There’s a Hong Kong style cafe in Chinatown called “The Boss”. For the uninitiated, HK cafes are the Hong Kong equivalent of a diner, serving simple dishes of both Cantonese and North American origin. Generally speaking, even the dishes of North American origin have a distinctly Cantonese character to them, and not always to positive effect (hello….. you do NOT make pasta with Campbell’s Tomato Soup).
But I digress, while there are probably a hundred or more HK style Cafes in town, “The Boss” had one dish that no one else could match, and that was their Pork Chops with Onion Sauce.
It was a seared pork chop, tender to the bite, with a hint of five spice powder, in a lightly sweet onion sauce, served over rice.
Unfortunately, somewhere along the line, The Boss changed the recipe and their dish has never been the same.
We’ve spent years tying other HK cafes, searching for a replacement, to no avail.
So why not try myself.
This is my first documented attempt.
First consideration was how to tenderize the pork. I’ve used meat tenderizer before, to no appreciable result. Then I recalled that many chinese restaurant cooks use baking soda. So I gave it a try. I sprinkled a pinch of baking soda on each side of the pork chop and let it rest for about 20 minutes.
Then I washed the pork chops off under running water to remove the baking powder, then marinated the pork in soy, sugar and crushed ginger for about 30 minutes.

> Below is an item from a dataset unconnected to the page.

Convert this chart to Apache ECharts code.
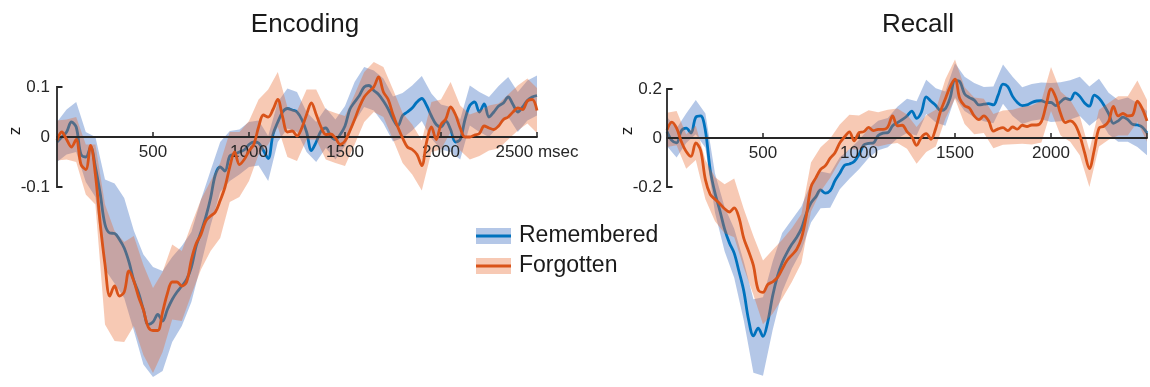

I fried up some chopped onions in a frying pan over low heat until they started to carmelize. Once there, I removed the onions from the pan and set them aside. Then I deglazed the frying pan with chicken stock, and left it to simmer and reduce over low heat.
After 30 minutes, I removed the pork and drained off the marinade, dredged it in flour that was dusted with five spice powder.
Then, I pan-fried the pork chop on medium heat for about 2 minutes on each side, then plated it.
I layered the carmelized onions over top, and then poured the chicken stock reduction over everything. Serving with a little white rice and veg.
All thing considered, this was a mixed success.
The pork chop had about the right tenderness and flavor, but I didn’t sufficiently drain the marinade. It was still quite damp when I dredged it in flour, leaving a pasty coating, instead of a dry one.
The onion sauce was okay, not quite what I remember, but certainly not bad. I think I need to reduce it a bit more, to concentrate the flavor.